I completely contradict the Marmite maxim.

I do not love it, I do not hate it. I kind of like it from time to time.

I’m not sure this constitutes the sort of basic, polarised reaction one is supposed to have. I am firmly on the Marmite fence. I can’t even enter the Marmite website. You have to either love it or hate it to get anywhere past the first page. And the question at the top – “Who are you?” – just exacerbates my doubt. Goodness me, I have no idea who I am. My cursor hovers over “I’m a lover”, then flits to “I’m a hater”. I can’t possibly decide. Both would be a blatant untruth. I feel slightly inadequate. According to the ads, everyone falls into one of the two categories. I must, therefore be a nobody.

It is a position I often find myself in when I hear anyone discussing, well, anything. It’s why this blog is such a challenge for me. I am seriously fency. Allow me to demonstrate.

Marmite: it should be disgusting. I understand this. It’s a dark brown, sticky, glossy paste which would probably be good as a finishing product for brunettes with dull, flyaway hair (if it wasn’t for the salty, cat-foody smell and the fact that it takes several days to wash off). It could also be good as a sealant (provided you have a nice brown bathroom). But it’s not. It’s a dark brown, sticky, glossy paste which you put in your mouth; an edible substance and a healthy one at that.

And disgusting it’s not. It’s savoury and moreish and a perfect partner for toast (not a permanent, live-in partner like butter, but a great friend for toast to hang out with at weekends). It can stay in your cupboard for years without spoiling (probably because there’s no actual, real food in there).
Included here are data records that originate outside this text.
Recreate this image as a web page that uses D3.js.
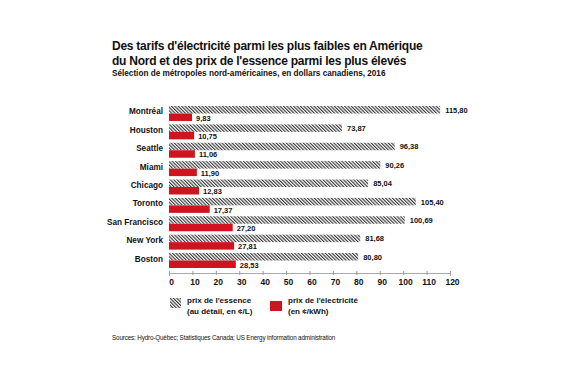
<!DOCTYPE html>
<html><head><meta charset="utf-8">
<script src="https://cdn.jsdelivr.net/npm/d3@7"></script>
<style>
body{margin:0;background:#fff;}
svg{display:block;}
text{font-family:"Liberation Sans", Arial, sans-serif;}
</style></head>
<body>
<script>
const cities = ["Montréal","Houston","Seattle","Miami","Chicago","Toronto","San Francisco","New York","Boston"];
const gasoline = [115.80,73.87,96.38,90.26,85.04,105.40,100.69,81.68,80.80];
const electricity = [9.83,10.75,11.06,11.90,12.83,17.37,27.20,27.81,28.53];
const ticks = [0,10,20,30,40,50,60,70,80,90,100,110,120];
const legendLabels = [["prix de l'essence","(au détail, en ¢/L)"],["prix de l'électricité","(en ¢/kWh)"]];
const titleLines = ["Des tarifs d'électricité parmi les plus faibles en Amérique","du Nord et des prix de l'essence parmi les plus élevés"];
const subtitle = "Sélection de métropoles nord-américaines, en dollars canadiens, 2016";
const source = "Sources: Hydro-Québec; Statistiques Canada; US Energy information administration";

const fmt = v => v.toFixed(2).replace(".", ",");
const RED = "#cf1420";

const svg = d3.select("body").append("svg").attr("width",570).attr("height",380);
const defs = svg.append("defs");
const pat = defs.append("pattern").attr("id","hatch").attr("patternUnits","userSpaceOnUse")
  .attr("width",2.4).attr("height",2.4).attr("patternTransform","rotate(-45)");
pat.append("rect").attr("width",2.4).attr("height",2.4).attr("fill","#fff");
pat.append("rect").attr("width",1.15).attr("height",2.4).attr("fill","#3a3a3a");

const x = d3.scaleLinear().domain([0,120]).range([169,450]);
const y = d3.scaleBand().domain(cities).range([104.3,269.7]).paddingInner(0.185).paddingOuter(0.0925);
const bh = y.bandwidth()/2;

// title
const t = svg.append("g");
titleLines.forEach((l,i)=>{
  t.append("text").attr("x",112).attr("y",50+i*14.5).attr("font-size",12).attr("font-weight","bold")
   .attr("fill","#111").attr("letter-spacing",-0.25).text(l);
});
t.append("text").attr("x",112).attr("y",75.5).attr("font-size",8.2).attr("font-weight","bold")
  .attr("fill","#111").text(subtitle);

// axis
const axis = svg.append("g").attr("transform","translate(0,273)")
  .call(d3.axisBottom(x).tickValues(ticks).tickSize(3).tickFormat(d=>d));
axis.select(".domain").attr("stroke","#aaa");
axis.selectAll(".tick line").attr("stroke","#999").attr("y1",-2).attr("y2",2);
axis.selectAll(".tick text").attr("font-size",8.5).attr("font-weight","bold").attr("fill","#111")
  .attr("y",6).attr("dx",2);

const rows = svg.append("g");
cities.forEach((c,i)=>{
  const y0 = y(c);
  rows.append("rect").attr("x",x(0)).attr("y",y0).attr("width",x(gasoline[i])-x(0)).attr("height",bh)
    .attr("fill","url(#hatch)");
  rows.append("rect").attr("x",x(0)).attr("y",y0+bh).attr("width",x(electricity[i])-x(0)).attr("height",bh)
    .attr("fill",RED);
  rows.append("text").attr("x",163).attr("y",y0+bh+1).attr("text-anchor","end")
    .attr("font-size",8.2).attr("font-weight","bold").attr("fill","#111").text(c);
  rows.append("text").attr("x",x(gasoline[i])+5).attr("y",y0+bh/2+3)
    .attr("font-family","'Liberation Sans Narrow','DejaVu Sans Condensed',sans-serif")
    .attr("font-size",7.5).attr("font-weight","bold").attr("fill","#111").text(fmt(gasoline[i]));
  rows.append("text").attr("x",x(electricity[i])+4).attr("y",y0+bh*1.5+3.5)
    .attr("font-family","'Liberation Sans Narrow','DejaVu Sans Condensed',sans-serif")
    .attr("font-size",7.5).attr("font-weight","bold").attr("fill","#111").text(fmt(electricity[i]));
});

// legend
const lg = svg.append("g");
lg.append("rect").attr("x",170).attr("y",298).attr("width",11).attr("height",10).attr("fill","url(#hatch)");
lg.append("rect").attr("x",270).attr("y",301).attr("width",12).attr("height",10).attr("fill",RED);
legendLabels.forEach((ls,i)=>{
  ls.forEach((l,j)=>{
    lg.append("text").attr("x",i===0?187:288).attr("y",303+j*11).attr("font-size",8)
      .attr("font-weight","600").attr("fill","#111").text(l);
  });
});

svg.append("text").attr("x",112).attr("y",340).attr("font-size",6.3).attr("fill","#111")
  .attr("letter-spacing",-0.15).text(source);
</script>
</body></html>
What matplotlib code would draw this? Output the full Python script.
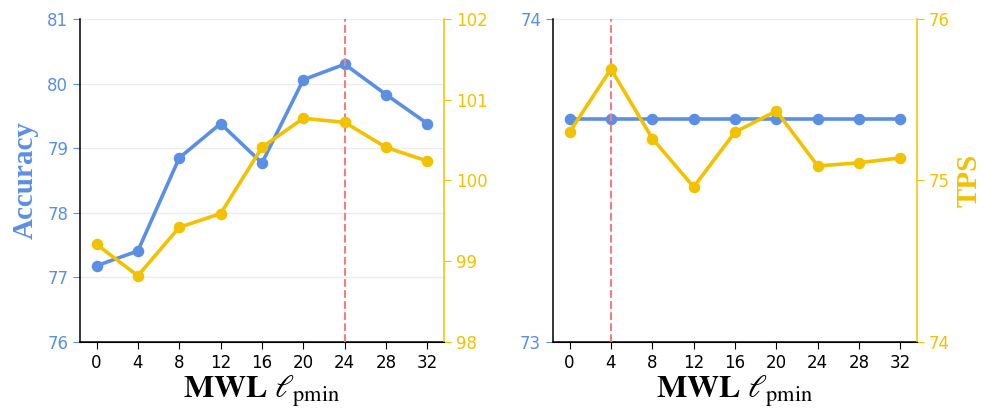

It reminds you of being a kid and comforts your palate. It’s a good, strong flavour (no need to spread thickly or put with other strong tasting food like cheese (really people? Cheese and Marmite?)) that gets in your mouth and hangs out for a while (but is much more considerate than garlic or onion – when it’s time to go, Marmite does not outstay its welcome – no awkward goodbyes; Marmite has left the building).

The problem is I can understand both sides of the story. Anyone that’s ever reached adulthood without trying this special spread usually recoils at first taste. And the eyes of anyone who has known it since childhood roll back into the head at its merest mention.

I, however can’t get angry or excited. Maybe it’s because I discovered it between childhood and adulthood. Maybe I have a mutant Marmite gene. Whatever the reason, I am sadly denied a sense of inclusion during any kind of Marmite-based discussion. I’m not such a lover that I can defend it to the death, not such a hater that I can damn it to hell. While hoards of die-hards unite in agreement, alone I must wander the Marmite wilderness, toasted tumbleweed whistling in the wind.